While that’s welcome news for snow-haters, the problem is that plants and their buds develop far too early in the season. Flower buds are sometimes opening weeks sooner than the past norm.
Then when even a “normal” cold spell returns, the plants suffer far more bud and branch death than if they were in their winter-dormant state.
My landscape has suffered a lot of mayhem from this temperature yo-yoing. Tops on that list was losing a $100 young cutleaf Japanese maple that releafed after the first yo-yo but then died when a frost killed the backup set of foliage. It was like the plant said, “I’ll give you one strike, but two strikes and I’m out.”
Since there’s not much any one of us can do to change the change, our only choice is to adapt to what we can and roll with the punches on what we can’t.
Chief on that list is plant selection.
Now that our recent climate norms have us more akin to the climate that used to be the norm in Baltimore, we should be leaning more toward plants that do well in warmer summers and less-cold winters. (One study projects us with an eight-degree-warmer climate by 2080, making us similar to what Jonesboro, Ark., is like now.)
The flip side is to think twice before planting species that prefer it colder, including ones we’ve grown successfully for decades that are now struggling in recent conditions.
A case in point is the Colorado blue spruce, once a favorite conifer in Harrisburg-area yards for its sleek habit and blue needles.
Blue spruces have been dying for years now, making them a leading removal species for tree companies. Although disease is the death-certificate culprit, arborists believe the warmer weather has stressed the species and made it more susceptible to disease. (Although blue spruce is a native species, it’s native to the cooler mountain regions of the western U.S.)
Other species we’ve long planted that aren’t faring as well lately in our warming weather include sugar maple, Norway and Serbian spruce, Douglas fir, white and gray birch, black cherry, American beech, American linden, katsura, and hop-hornbeam.
On the other hand, species that used to be considered “borderline-hardy” or “envelope-pushing” plants in the Harrisburg area are now becoming better and better bets, including crape myrtle, aucuba, cherry laurel, nandina, osmanthus, sweetbox, photinia, and maybe even skimmia and loropetalum.
Before you go whole-hog into palms, though, keep in mind that the volatility of any year’s weather could well give us a record-setting low sandwiched between a pair of unusually warm spells. And one night is all it takes to kill a marginally adapted tree or shrub sited out of its low-tolerance range (as happened this past winter).
Read more on how one of the warmest winters ever caused some of the worst plant damage ever
A second thing we can do is stay on top of what’s new with bugs, weeds, and diseases and be ready to cope with the latest in “challenges.”
Third, be willing to shift gears and adjust even long-held time schedules and practices.

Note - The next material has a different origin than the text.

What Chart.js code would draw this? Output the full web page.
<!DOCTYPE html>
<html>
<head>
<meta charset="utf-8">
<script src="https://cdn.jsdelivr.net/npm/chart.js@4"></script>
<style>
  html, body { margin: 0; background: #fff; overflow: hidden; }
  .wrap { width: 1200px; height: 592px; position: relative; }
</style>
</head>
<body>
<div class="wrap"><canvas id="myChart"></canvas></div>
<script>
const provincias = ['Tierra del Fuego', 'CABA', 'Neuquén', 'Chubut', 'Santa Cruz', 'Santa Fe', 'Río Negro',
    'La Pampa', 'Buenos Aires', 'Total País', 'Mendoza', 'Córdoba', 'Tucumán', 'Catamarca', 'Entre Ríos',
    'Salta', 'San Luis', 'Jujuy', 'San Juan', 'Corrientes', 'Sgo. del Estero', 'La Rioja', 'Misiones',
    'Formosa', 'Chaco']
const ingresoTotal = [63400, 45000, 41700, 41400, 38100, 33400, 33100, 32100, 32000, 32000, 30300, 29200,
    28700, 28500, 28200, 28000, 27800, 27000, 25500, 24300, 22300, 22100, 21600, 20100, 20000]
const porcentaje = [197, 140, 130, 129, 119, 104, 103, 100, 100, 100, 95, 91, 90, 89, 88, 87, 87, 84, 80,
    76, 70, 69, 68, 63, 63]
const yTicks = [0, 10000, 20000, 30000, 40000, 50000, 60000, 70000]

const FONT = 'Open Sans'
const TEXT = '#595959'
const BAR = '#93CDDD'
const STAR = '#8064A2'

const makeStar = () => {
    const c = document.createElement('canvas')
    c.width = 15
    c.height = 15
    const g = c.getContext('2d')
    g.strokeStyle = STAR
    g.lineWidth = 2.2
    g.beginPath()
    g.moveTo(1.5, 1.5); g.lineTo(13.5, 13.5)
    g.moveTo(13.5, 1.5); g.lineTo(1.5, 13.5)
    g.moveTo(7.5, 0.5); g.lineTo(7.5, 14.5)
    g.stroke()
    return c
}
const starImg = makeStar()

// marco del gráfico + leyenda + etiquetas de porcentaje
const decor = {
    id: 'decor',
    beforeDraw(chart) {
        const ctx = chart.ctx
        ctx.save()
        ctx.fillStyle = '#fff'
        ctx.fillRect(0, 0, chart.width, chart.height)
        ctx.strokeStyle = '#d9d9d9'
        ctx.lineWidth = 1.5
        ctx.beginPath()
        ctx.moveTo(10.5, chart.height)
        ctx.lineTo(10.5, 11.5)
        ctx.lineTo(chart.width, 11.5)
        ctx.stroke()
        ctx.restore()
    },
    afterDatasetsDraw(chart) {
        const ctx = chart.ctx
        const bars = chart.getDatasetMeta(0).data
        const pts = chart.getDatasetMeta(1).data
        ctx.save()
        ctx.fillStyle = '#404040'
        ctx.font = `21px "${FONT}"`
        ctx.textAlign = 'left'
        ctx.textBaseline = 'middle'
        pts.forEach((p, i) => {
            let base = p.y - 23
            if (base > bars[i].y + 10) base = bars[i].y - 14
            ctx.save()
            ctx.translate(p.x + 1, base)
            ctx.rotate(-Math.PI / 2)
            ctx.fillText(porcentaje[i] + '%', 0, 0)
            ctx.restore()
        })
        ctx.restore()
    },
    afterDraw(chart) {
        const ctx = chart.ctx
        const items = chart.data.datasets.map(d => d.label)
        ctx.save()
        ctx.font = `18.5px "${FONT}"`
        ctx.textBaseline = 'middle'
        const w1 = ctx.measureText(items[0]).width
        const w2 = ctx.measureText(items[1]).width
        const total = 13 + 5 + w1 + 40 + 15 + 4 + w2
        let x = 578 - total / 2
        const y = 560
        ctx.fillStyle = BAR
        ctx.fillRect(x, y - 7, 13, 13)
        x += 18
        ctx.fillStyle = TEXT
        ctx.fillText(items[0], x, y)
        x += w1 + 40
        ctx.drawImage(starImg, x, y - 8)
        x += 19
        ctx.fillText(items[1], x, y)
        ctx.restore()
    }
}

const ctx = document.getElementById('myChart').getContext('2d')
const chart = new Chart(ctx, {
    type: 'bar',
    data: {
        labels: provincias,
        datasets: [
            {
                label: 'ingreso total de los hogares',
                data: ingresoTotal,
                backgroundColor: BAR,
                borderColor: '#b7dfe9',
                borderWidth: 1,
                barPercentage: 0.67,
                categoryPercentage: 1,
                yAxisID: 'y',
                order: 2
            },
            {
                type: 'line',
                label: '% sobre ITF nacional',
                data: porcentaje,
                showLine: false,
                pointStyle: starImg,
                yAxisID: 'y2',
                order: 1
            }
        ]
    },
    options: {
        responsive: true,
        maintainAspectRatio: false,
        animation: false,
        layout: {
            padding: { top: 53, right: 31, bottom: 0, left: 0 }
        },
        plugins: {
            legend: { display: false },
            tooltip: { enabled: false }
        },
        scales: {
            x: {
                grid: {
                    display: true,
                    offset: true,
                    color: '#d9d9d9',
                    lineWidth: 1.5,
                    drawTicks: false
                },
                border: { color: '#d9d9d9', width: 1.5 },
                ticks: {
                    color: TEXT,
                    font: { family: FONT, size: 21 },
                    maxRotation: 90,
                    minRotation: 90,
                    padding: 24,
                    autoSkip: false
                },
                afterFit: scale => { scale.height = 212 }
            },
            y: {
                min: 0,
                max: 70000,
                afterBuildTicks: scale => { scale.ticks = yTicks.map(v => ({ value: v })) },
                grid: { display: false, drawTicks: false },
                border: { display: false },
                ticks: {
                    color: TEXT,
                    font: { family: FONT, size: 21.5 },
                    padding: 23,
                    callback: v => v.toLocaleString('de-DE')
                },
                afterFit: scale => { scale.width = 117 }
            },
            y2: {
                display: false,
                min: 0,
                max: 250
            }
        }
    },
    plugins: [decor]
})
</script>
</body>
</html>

Those earlier springs might mean we can move up our planting times in May, while later frosts in fall might mean it’s increasingly possible to squeeze out veggie-garden harvests into November.
The bottom line is that although it’s not exactly time to start gardening like it’s Washington, we also can’t keep gardening like it’s 1950 and expect to have the same results.
As in any change, there will be winners, and there will be losers.
The quicker we are at figuring out which is which, the better we’re likely to do in the garden.